[Rows from a dataset]
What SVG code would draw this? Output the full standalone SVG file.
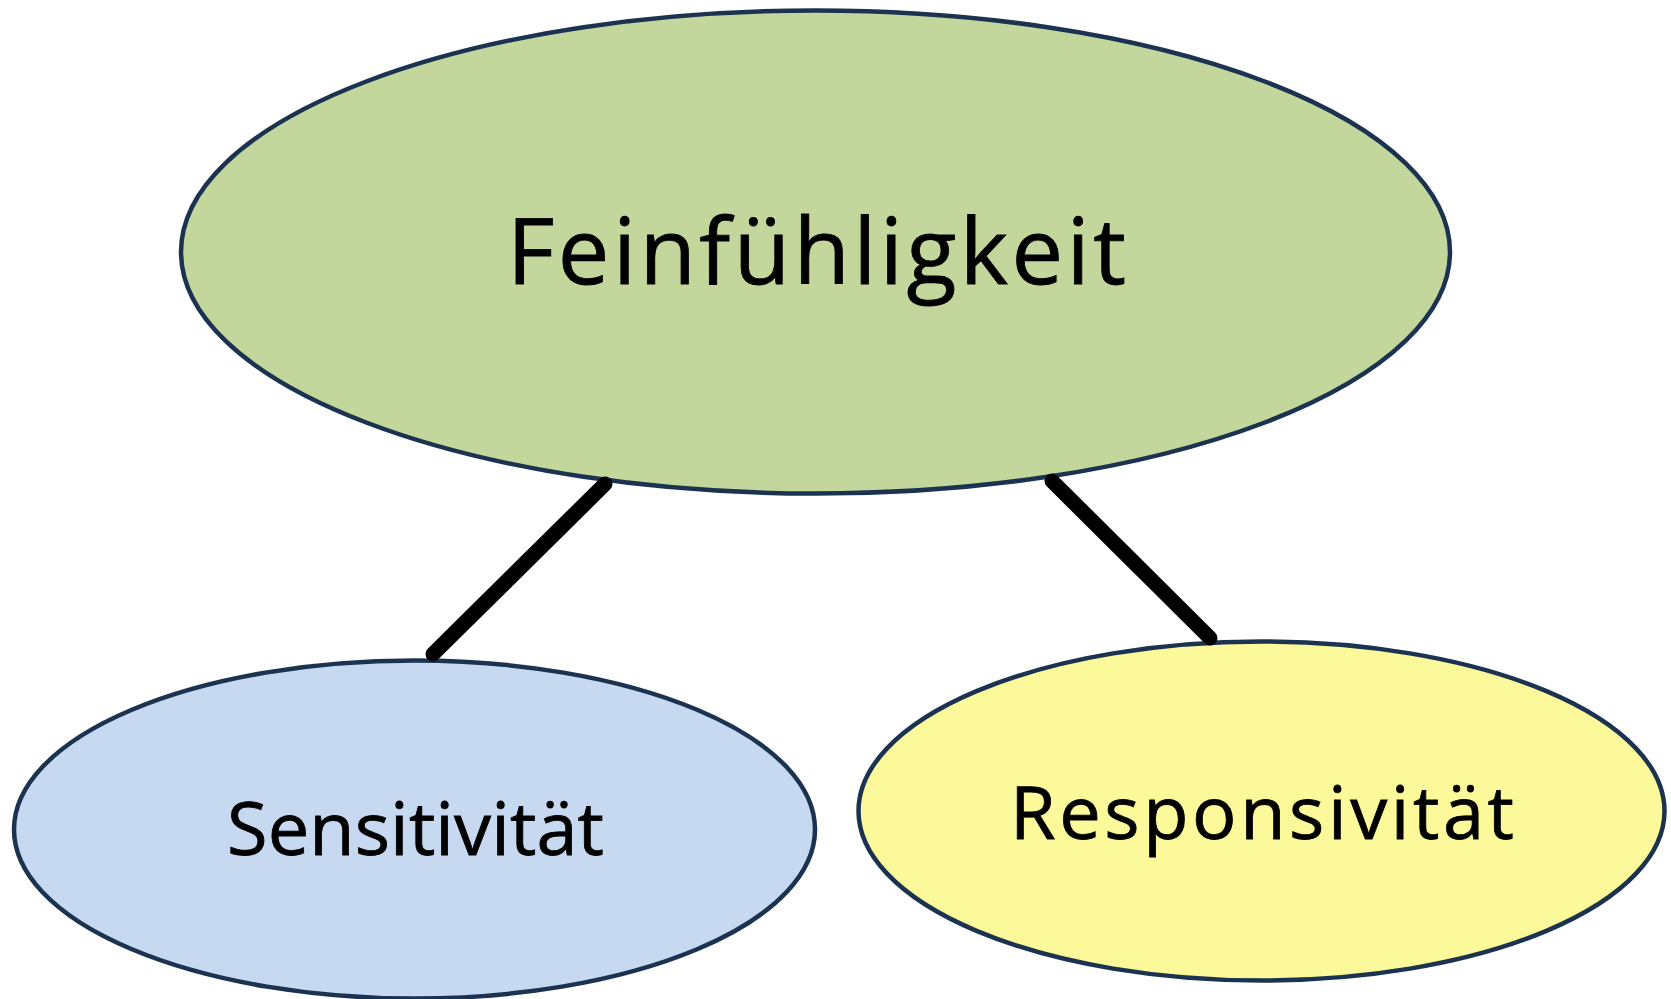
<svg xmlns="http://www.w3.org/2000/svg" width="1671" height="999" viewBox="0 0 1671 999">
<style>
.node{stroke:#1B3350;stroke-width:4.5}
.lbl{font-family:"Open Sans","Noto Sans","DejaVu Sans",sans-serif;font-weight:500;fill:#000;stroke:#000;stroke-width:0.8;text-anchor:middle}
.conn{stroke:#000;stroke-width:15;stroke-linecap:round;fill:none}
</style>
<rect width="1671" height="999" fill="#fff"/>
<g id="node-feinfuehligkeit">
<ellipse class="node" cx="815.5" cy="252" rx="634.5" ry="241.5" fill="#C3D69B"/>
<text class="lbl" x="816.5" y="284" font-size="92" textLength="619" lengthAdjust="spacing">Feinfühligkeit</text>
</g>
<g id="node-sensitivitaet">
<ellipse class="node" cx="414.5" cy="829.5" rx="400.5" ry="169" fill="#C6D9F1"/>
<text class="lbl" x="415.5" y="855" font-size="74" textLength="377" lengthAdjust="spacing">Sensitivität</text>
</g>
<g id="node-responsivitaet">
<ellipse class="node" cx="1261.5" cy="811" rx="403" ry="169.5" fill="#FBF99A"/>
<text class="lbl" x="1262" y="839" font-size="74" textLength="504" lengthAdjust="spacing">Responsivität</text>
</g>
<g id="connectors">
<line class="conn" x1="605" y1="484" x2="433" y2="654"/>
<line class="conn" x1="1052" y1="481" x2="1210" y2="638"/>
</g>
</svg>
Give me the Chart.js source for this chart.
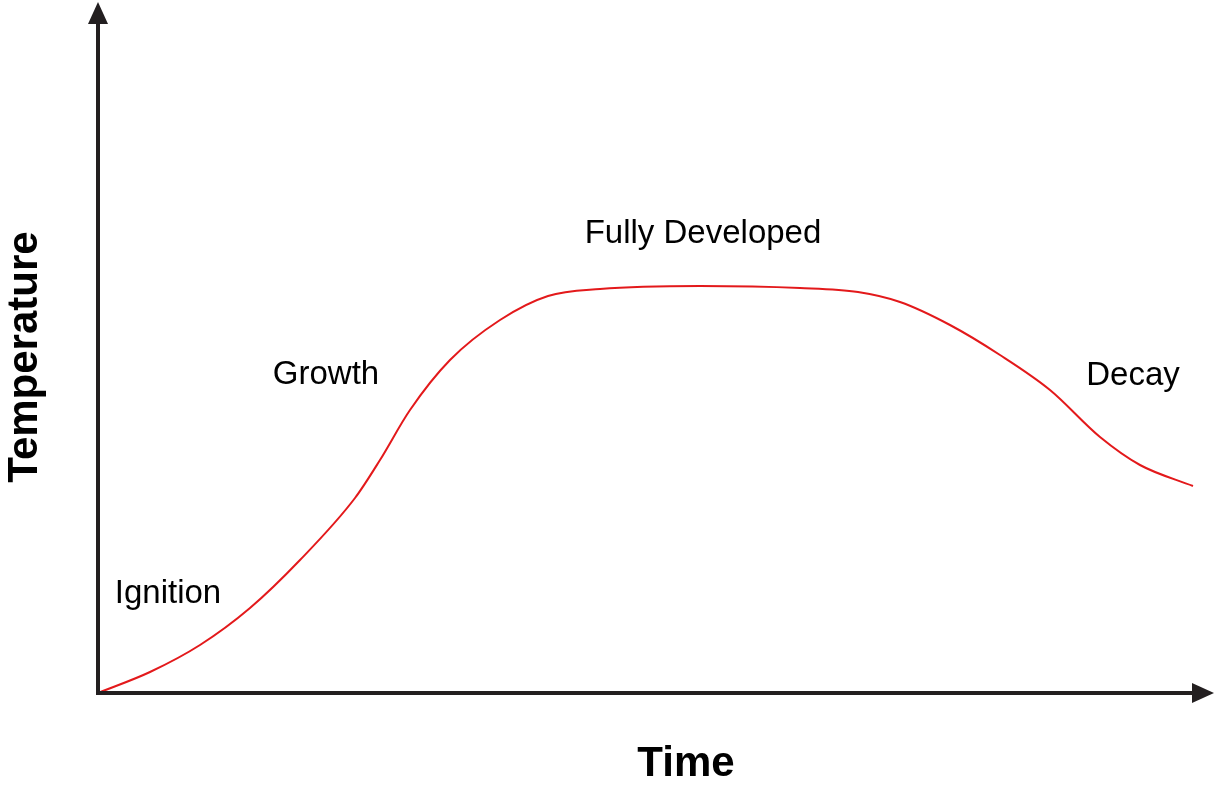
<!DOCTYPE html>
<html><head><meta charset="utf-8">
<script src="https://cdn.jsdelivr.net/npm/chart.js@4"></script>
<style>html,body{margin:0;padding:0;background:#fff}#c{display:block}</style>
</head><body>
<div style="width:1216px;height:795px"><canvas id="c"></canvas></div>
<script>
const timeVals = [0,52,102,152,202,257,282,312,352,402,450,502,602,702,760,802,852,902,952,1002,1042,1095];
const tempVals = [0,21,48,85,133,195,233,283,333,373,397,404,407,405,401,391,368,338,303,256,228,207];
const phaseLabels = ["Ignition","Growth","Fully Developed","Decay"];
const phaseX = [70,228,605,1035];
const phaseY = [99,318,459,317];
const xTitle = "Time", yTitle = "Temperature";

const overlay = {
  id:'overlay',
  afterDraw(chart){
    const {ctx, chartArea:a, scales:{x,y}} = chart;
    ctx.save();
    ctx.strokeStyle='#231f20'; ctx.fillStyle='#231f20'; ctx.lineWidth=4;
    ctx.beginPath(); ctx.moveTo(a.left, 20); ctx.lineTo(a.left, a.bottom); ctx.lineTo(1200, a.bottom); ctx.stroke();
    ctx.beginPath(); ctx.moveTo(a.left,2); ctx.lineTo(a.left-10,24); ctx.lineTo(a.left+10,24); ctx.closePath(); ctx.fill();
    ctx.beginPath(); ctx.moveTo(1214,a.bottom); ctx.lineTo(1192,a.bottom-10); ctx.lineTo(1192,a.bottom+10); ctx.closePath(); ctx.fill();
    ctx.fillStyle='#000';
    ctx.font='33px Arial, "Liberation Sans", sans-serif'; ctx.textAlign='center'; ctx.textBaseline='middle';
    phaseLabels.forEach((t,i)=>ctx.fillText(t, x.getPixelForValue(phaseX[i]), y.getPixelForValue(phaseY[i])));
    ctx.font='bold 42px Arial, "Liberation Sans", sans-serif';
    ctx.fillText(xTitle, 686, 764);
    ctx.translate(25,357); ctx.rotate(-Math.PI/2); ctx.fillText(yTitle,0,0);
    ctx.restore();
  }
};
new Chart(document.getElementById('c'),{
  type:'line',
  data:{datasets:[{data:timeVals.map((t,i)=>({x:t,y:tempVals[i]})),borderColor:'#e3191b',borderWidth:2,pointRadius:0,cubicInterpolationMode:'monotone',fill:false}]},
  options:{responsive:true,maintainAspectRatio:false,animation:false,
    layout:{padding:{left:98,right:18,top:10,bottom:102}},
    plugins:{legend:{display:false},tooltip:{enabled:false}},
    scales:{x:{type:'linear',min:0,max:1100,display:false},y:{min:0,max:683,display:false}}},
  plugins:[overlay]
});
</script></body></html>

WHAT IS ASKED:
Write every entry out again exactly, dropping the pictures.

RESULT FOR THIS TASK:
What SVG code would draw this? Output the full standalone SVG file.
<svg xmlns="http://www.w3.org/2000/svg" width="1671" height="999" viewBox="0 0 1671 999">
<style>
.node{stroke:#1B3350;stroke-width:4.5}
.lbl{font-family:"Open Sans","Noto Sans","DejaVu Sans",sans-serif;font-weight:500;fill:#000;stroke:#000;stroke-width:0.8;text-anchor:middle}
.conn{stroke:#000;stroke-width:15;stroke-linecap:round;fill:none}
</style>
<rect width="1671" height="999" fill="#fff"/>
<g id="node-feinfuehligkeit">
<ellipse class="node" cx="815.5" cy="252" rx="634.5" ry="241.5" fill="#C3D69B"/>
<text class="lbl" x="816.5" y="284" font-size="92" textLength="619" lengthAdjust="spacing">Feinfühligkeit</text>
</g>
<g id="node-sensitivitaet">
<ellipse class="node" cx="414.5" cy="829.5" rx="400.5" ry="169" fill="#C6D9F1"/>
<text class="lbl" x="415.5" y="855" font-size="74" textLength="377" lengthAdjust="spacing">Sensitivität</text>
</g>
<g id="node-responsivitaet">
<ellipse class="node" cx="1261.5" cy="811" rx="403" ry="169.5" fill="#FBF99A"/>
<text class="lbl" x="1262" y="839" font-size="74" textLength="504" lengthAdjust="spacing">Responsivität</text>
</g>
<g id="connectors">
<line class="conn" x1="605" y1="484" x2="433" y2="654"/>
<line class="conn" x1="1052" y1="481" x2="1210" y2="638"/>
</g>
</svg>
Give me the Chart.js source for this chart.
<!DOCTYPE html>
<html><head><meta charset="utf-8">
<script src="https://cdn.jsdelivr.net/npm/chart.js@4"></script>
<style>html,body{margin:0;padding:0;background:#fff}#c{display:block}</style>
</head><body>
<div style="width:1216px;height:795px"><canvas id="c"></canvas></div>
<script>
const timeVals = [0,52,102,152,202,257,282,312,352,402,450,502,602,702,760,802,852,902,952,1002,1042,1095];
const tempVals = [0,21,48,85,133,195,233,283,333,373,397,404,407,405,401,391,368,338,303,256,228,207];
const phaseLabels = ["Ignition","Growth","Fully Developed","Decay"];
const phaseX = [70,228,605,1035];
const phaseY = [99,318,459,317];
const xTitle = "Time", yTitle = "Temperature";

const overlay = {
  id:'overlay',
  afterDraw(chart){
    const {ctx, chartArea:a, scales:{x,y}} = chart;
    ctx.save();
    ctx.strokeStyle='#231f20'; ctx.fillStyle='#231f20'; ctx.lineWidth=4;
    ctx.beginPath(); ctx.moveTo(a.left, 20); ctx.lineTo(a.left, a.bottom); ctx.lineTo(1200, a.bottom); ctx.stroke();
    ctx.beginPath(); ctx.moveTo(a.left,2); ctx.lineTo(a.left-10,24); ctx.lineTo(a.left+10,24); ctx.closePath(); ctx.fill();
    ctx.beginPath(); ctx.moveTo(1214,a.bottom); ctx.lineTo(1192,a.bottom-10); ctx.lineTo(1192,a.bottom+10); ctx.closePath(); ctx.fill();
    ctx.fillStyle='#000';
    ctx.font='33px Arial, "Liberation Sans", sans-serif'; ctx.textAlign='center'; ctx.textBaseline='middle';
    phaseLabels.forEach((t,i)=>ctx.fillText(t, x.getPixelForValue(phaseX[i]), y.getPixelForValue(phaseY[i])));
    ctx.font='bold 42px Arial, "Liberation Sans", sans-serif';
    ctx.fillText(xTitle, 686, 764);
    ctx.translate(25,357); ctx.rotate(-Math.PI/2); ctx.fillText(yTitle,0,0);
    ctx.restore();
  }
};
new Chart(document.getElementById('c'),{
  type:'line',
  data:{datasets:[{data:timeVals.map((t,i)=>({x:t,y:tempVals[i]})),borderColor:'#e3191b',borderWidth:2,pointRadius:0,cubicInterpolationMode:'monotone',fill:false}]},
  options:{responsive:true,maintainAspectRatio:false,animation:false,
    layout:{padding:{left:98,right:18,top:10,bottom:102}},
    plugins:{legend:{display:false},tooltip:{enabled:false}},
    scales:{x:{type:'linear',min:0,max:1100,display:false},y:{min:0,max:683,display:false}}},
  plugins:[overlay]
});
</script></body></html>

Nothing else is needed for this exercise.